Begin Information given

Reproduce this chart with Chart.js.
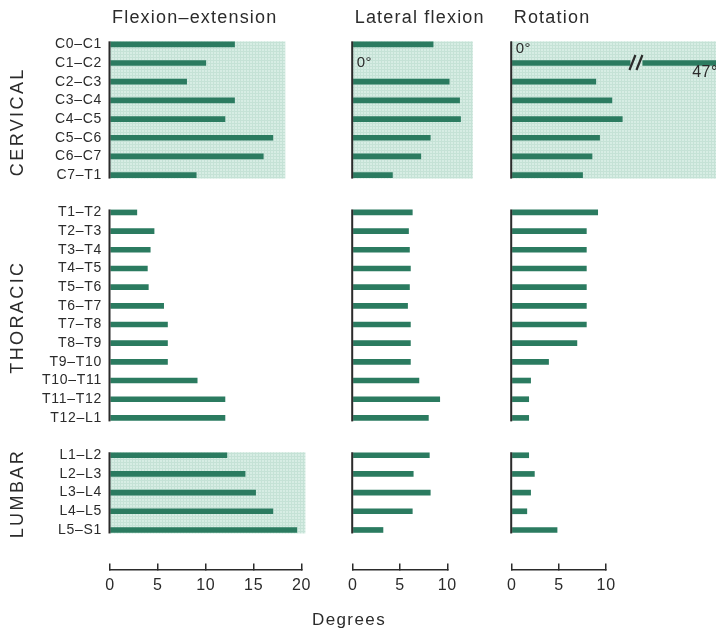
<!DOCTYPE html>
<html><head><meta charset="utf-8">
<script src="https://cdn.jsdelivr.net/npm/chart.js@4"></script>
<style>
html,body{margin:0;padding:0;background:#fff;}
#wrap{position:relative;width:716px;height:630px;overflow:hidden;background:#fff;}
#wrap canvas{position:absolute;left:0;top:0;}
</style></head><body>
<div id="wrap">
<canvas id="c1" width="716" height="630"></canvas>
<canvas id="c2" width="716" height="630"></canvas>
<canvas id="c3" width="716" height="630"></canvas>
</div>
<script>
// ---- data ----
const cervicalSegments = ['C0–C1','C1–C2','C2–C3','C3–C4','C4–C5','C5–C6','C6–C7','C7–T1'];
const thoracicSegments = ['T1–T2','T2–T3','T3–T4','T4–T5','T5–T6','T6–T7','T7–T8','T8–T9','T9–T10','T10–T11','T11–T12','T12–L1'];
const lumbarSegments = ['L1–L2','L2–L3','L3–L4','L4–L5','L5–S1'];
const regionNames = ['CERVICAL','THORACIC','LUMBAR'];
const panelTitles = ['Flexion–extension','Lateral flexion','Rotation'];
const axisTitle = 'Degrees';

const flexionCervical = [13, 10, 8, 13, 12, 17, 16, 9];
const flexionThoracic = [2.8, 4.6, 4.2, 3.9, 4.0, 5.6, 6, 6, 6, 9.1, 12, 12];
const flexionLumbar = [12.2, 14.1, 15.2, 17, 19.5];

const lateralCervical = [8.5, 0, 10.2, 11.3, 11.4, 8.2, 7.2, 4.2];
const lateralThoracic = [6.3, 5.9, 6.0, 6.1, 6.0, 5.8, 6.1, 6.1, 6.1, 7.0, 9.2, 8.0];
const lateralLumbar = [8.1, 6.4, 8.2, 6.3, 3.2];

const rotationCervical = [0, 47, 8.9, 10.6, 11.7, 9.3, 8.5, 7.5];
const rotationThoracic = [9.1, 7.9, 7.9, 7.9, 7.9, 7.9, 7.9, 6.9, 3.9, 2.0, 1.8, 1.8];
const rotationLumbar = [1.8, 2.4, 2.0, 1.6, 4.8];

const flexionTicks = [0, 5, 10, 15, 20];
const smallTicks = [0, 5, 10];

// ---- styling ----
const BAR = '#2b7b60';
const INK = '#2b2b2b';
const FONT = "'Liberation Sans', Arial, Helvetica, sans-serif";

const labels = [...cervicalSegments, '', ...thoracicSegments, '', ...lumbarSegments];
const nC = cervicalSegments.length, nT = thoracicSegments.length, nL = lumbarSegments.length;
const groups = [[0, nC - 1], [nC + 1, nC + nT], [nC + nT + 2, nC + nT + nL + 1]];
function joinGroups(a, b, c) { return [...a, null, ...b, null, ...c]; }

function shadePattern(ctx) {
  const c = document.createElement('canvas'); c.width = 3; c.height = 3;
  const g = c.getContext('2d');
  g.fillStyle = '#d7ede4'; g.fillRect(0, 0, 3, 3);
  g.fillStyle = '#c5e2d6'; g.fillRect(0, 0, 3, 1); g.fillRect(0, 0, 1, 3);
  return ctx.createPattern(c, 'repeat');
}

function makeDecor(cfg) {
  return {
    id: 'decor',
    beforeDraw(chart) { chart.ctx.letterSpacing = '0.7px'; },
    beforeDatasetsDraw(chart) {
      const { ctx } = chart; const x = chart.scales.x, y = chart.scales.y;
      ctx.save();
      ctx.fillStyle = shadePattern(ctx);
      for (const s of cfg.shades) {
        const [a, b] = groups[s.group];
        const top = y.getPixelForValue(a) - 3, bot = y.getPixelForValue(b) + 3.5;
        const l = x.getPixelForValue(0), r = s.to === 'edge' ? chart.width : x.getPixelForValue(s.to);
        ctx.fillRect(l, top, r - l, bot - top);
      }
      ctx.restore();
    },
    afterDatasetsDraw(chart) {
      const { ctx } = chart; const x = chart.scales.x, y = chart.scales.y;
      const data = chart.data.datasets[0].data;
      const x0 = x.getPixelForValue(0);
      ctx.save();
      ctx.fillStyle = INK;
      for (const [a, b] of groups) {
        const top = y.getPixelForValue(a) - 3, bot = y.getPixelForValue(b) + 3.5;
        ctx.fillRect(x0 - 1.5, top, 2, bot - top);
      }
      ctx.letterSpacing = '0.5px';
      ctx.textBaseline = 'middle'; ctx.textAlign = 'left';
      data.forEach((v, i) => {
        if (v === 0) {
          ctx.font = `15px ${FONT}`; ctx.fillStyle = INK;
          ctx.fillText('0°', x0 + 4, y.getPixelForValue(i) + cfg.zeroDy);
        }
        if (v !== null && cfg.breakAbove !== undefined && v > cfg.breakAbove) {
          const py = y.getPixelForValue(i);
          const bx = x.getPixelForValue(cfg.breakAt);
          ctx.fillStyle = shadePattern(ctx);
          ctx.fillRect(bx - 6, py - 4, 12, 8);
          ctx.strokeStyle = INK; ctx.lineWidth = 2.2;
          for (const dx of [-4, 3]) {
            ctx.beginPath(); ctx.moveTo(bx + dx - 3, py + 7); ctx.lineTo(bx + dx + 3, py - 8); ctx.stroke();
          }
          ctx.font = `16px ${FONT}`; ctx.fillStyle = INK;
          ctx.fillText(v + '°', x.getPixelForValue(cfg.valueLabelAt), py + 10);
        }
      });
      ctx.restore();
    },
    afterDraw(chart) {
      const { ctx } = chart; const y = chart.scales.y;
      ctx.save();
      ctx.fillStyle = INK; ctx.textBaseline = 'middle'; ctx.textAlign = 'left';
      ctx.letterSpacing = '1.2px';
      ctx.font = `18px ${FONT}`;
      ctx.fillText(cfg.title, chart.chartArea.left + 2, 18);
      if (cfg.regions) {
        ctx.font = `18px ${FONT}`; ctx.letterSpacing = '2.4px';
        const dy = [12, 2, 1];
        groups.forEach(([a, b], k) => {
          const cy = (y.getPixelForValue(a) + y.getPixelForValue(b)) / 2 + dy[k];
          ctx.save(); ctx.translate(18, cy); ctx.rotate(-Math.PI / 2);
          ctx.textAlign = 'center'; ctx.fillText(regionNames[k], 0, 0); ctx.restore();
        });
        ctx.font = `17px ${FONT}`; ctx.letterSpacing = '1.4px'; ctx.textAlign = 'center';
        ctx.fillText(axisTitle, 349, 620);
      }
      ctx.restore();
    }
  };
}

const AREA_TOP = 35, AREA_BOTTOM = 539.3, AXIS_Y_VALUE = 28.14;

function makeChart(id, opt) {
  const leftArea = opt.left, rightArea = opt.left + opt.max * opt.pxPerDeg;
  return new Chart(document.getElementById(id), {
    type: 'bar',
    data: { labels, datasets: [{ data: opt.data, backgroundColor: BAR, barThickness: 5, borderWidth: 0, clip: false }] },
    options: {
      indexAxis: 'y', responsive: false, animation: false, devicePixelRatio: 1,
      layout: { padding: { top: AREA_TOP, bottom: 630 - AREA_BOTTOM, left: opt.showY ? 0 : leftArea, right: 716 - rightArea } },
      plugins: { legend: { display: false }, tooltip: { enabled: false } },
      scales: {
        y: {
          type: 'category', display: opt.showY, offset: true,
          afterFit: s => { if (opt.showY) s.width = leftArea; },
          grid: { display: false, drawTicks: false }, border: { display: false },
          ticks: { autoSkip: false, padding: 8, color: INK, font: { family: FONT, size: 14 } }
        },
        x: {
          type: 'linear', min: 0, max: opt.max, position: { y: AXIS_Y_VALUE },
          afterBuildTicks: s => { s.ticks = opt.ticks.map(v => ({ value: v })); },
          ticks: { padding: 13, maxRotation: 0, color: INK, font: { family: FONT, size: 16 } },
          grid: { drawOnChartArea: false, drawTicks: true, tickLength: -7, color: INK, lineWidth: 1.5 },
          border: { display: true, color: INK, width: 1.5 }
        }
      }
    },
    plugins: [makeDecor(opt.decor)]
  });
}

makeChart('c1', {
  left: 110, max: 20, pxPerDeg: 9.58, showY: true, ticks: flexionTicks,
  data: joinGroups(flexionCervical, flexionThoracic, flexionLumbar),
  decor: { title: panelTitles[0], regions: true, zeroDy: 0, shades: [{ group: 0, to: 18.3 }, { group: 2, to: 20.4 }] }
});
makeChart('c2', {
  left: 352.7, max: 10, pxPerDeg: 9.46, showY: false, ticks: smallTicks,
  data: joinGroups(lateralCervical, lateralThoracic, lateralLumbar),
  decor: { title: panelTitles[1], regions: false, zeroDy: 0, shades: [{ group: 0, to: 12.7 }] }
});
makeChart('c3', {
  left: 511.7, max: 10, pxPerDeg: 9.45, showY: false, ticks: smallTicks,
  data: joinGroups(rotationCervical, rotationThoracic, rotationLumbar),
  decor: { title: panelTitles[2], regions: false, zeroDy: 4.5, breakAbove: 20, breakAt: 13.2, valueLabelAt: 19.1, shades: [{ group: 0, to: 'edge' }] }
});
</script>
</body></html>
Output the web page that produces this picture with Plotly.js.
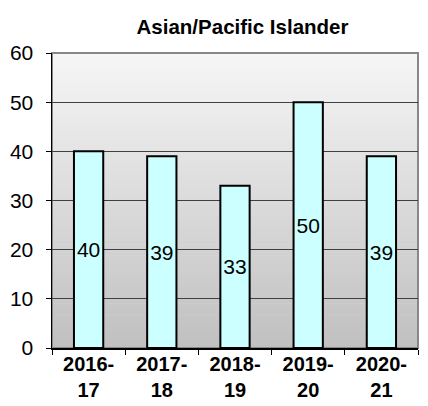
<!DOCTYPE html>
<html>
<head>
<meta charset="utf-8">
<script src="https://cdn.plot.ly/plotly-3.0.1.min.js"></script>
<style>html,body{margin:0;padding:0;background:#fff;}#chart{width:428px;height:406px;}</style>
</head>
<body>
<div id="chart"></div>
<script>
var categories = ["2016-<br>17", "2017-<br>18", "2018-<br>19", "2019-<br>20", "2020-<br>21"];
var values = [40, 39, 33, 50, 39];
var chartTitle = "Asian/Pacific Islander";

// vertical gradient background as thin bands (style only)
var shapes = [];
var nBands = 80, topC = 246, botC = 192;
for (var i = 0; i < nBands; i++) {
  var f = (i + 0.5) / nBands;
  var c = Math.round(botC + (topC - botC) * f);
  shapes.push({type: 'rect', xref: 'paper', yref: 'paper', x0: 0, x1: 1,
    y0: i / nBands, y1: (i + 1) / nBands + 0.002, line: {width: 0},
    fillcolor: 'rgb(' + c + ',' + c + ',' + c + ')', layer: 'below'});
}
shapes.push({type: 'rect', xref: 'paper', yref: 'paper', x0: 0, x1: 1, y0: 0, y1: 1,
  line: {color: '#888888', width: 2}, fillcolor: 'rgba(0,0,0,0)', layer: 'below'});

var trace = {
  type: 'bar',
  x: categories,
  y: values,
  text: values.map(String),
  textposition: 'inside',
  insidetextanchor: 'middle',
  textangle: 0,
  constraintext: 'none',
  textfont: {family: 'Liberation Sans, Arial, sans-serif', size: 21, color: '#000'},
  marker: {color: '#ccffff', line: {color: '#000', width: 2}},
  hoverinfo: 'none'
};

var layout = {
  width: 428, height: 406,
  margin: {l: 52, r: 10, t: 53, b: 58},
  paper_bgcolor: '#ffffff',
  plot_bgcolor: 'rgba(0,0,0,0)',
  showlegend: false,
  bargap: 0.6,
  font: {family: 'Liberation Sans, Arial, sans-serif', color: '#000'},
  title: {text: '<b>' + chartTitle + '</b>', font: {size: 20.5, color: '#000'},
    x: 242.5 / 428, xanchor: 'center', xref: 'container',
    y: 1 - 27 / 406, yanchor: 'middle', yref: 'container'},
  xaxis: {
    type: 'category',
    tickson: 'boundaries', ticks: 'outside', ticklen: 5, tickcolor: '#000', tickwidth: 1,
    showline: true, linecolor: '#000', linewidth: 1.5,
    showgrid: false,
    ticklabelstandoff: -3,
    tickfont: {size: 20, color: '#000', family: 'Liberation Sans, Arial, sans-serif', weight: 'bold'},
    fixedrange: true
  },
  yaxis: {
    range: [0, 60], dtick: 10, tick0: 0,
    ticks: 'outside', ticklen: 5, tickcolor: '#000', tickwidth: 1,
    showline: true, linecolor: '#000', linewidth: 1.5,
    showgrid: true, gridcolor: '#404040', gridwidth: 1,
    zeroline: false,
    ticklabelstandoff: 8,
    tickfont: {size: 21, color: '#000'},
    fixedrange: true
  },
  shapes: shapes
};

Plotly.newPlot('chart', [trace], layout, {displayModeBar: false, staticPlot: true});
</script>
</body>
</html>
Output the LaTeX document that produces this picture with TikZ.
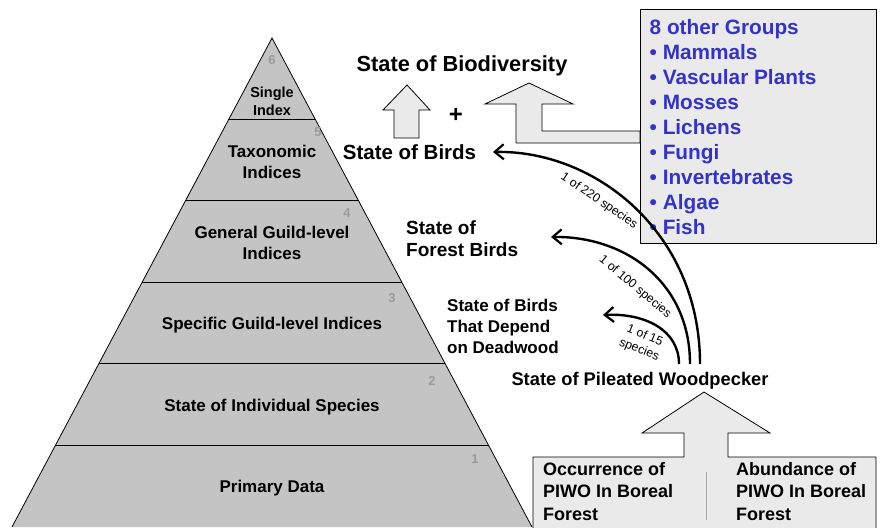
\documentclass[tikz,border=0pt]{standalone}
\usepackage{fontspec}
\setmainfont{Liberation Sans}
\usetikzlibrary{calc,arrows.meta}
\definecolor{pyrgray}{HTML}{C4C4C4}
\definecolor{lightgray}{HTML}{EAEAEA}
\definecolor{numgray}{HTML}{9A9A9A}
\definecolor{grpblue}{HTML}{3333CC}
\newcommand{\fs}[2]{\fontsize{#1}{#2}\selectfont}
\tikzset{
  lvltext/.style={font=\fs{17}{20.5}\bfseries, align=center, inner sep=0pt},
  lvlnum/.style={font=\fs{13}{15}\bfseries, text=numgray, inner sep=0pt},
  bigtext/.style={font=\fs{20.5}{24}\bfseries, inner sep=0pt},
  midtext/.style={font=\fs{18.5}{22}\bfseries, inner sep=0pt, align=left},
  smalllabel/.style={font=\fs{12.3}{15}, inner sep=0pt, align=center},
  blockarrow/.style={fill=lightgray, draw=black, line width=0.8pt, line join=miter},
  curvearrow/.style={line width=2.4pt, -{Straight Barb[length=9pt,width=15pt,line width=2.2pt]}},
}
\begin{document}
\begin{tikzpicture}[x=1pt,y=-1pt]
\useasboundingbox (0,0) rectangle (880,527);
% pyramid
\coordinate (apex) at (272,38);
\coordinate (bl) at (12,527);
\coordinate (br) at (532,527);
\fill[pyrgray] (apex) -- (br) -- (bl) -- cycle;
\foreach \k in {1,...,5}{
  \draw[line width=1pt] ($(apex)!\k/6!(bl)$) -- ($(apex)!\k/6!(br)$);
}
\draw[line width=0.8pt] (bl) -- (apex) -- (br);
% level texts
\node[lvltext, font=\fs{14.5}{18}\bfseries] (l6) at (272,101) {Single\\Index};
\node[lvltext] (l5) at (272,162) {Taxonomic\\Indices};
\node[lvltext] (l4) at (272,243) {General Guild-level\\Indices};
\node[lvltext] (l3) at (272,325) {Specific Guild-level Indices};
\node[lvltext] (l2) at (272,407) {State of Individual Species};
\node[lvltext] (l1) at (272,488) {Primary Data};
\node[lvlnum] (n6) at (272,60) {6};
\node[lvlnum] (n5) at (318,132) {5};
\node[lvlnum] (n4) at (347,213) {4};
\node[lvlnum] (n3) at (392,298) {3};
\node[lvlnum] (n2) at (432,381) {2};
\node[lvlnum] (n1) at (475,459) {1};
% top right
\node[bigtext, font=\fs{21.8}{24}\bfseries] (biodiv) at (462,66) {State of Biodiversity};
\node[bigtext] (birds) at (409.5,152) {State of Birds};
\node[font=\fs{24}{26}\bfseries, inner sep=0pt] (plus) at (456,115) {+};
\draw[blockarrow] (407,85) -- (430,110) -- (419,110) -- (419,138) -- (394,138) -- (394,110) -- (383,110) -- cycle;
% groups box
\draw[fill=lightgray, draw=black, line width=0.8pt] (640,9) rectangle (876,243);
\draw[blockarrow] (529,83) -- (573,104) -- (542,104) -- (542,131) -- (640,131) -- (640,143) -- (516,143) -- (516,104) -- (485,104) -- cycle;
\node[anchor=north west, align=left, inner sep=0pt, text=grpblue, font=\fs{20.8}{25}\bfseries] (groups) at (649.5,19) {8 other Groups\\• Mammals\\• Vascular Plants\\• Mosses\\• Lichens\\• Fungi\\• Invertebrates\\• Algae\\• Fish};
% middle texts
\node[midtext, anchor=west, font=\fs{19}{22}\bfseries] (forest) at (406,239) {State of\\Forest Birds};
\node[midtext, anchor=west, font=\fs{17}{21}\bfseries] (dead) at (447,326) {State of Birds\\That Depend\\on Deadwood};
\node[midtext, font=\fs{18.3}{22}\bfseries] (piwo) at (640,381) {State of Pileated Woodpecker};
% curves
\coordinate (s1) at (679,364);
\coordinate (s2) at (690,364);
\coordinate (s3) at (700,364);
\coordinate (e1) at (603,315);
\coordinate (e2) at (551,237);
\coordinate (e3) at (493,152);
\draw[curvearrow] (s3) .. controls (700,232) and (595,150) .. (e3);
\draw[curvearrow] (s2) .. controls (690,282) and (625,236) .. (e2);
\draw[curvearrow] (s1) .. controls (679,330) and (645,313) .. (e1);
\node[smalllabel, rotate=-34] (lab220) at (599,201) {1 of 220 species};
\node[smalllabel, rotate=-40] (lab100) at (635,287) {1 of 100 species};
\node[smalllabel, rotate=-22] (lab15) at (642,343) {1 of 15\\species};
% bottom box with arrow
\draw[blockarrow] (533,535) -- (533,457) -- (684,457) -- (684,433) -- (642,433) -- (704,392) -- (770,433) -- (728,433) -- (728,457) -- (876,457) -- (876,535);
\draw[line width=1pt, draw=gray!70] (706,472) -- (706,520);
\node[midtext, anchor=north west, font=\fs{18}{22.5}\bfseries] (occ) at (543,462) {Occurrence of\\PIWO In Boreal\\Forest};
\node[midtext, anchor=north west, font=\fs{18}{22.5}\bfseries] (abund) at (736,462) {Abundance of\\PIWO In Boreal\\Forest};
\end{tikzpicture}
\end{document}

End Information given

Stated task ▸ Can the lines from the start of the records through the line with "const flexionLumbar = [12.2, 14.1, 15.2, 17, 19.5];" be given again exactly, with the pictures left out?

Output for this task ▸
Reproduce this chart with Chart.js.
<!DOCTYPE html>
<html><head><meta charset="utf-8">
<script src="https://cdn.jsdelivr.net/npm/chart.js@4"></script>
<style>
html,body{margin:0;padding:0;background:#fff;}
#wrap{position:relative;width:716px;height:630px;overflow:hidden;background:#fff;}
#wrap canvas{position:absolute;left:0;top:0;}
</style></head><body>
<div id="wrap">
<canvas id="c1" width="716" height="630"></canvas>
<canvas id="c2" width="716" height="630"></canvas>
<canvas id="c3" width="716" height="630"></canvas>
</div>
<script>
// ---- data ----
const cervicalSegments = ['C0–C1','C1–C2','C2–C3','C3–C4','C4–C5','C5–C6','C6–C7','C7–T1'];
const thoracicSegments = ['T1–T2','T2–T3','T3–T4','T4–T5','T5–T6','T6–T7','T7–T8','T8–T9','T9–T10','T10–T11','T11–T12','T12–L1'];
const lumbarSegments = ['L1–L2','L2–L3','L3–L4','L4–L5','L5–S1'];
const regionNames = ['CERVICAL','THORACIC','LUMBAR'];
const panelTitles = ['Flexion–extension','Lateral flexion','Rotation'];
const axisTitle = 'Degrees';

const flexionCervical = [13, 10, 8, 13, 12, 17, 16, 9];
const flexionThoracic = [2.8, 4.6, 4.2, 3.9, 4.0, 5.6, 6, 6, 6, 9.1, 12, 12];
const flexionLumbar = [12.2, 14.1, 15.2, 17, 19.5];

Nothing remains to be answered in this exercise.